The method chosen to better understand how Thetford Academy teachers are accommodating learner differences was instructional rounds, an idea adapted from the medical rounds model that doctors use. A small group of education professionals and peer teachers observe classroom activities, gathering specific examples of differentiated instruction in action. It’s a systematic approach to look closely at what students experience in a school’s classrooms, and improve teacher and student learning. It’s not the only way to foster deep, collective work that guides instruction, but after I first experienced instructional rounds in the spring of 2015 at Hartland Elementary School, I was fascinated by the process.

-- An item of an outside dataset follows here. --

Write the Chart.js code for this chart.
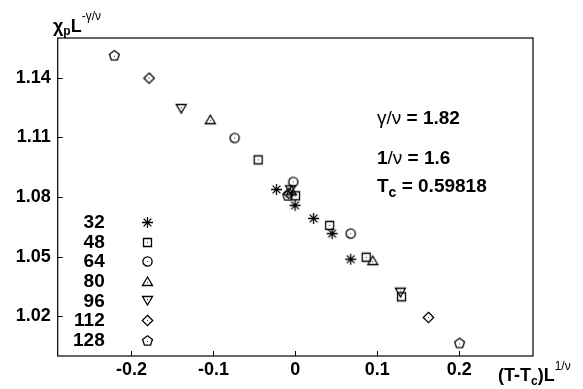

Why do instructional rounds appeal to Thetford Academy? Dean of Academics and science teacher, Marc Chabot, explains, "My former teacher and colleague, Faith Dunne, regularly used the expression about examining practice: ‘We don't know who discovered water, but it wasn't a fish!’ We hope that Instructional Rounds will help us learn more about the water - our teaching practice - that we're swimming in.”
Head of School, Bill Bugg sums up the importance of this work: "Students receive feedback every day about their work, but those providing the feedback -- their teachers -- too seldom have the opportunity to examine the practice of teaching, including how well they are meeting the individual academic needs of each student in their charge. Instructional rounds afford teachers a non-judgmental, non-evaluative opportunity to better understand and improve their craft."
TA’s work has just begun, though. The rounds team had a number of findings, but it’s the faculty that must ask themselves, What’s relevant, meaningful and actionable for us as a group? That’s a question that only the faculty can answer.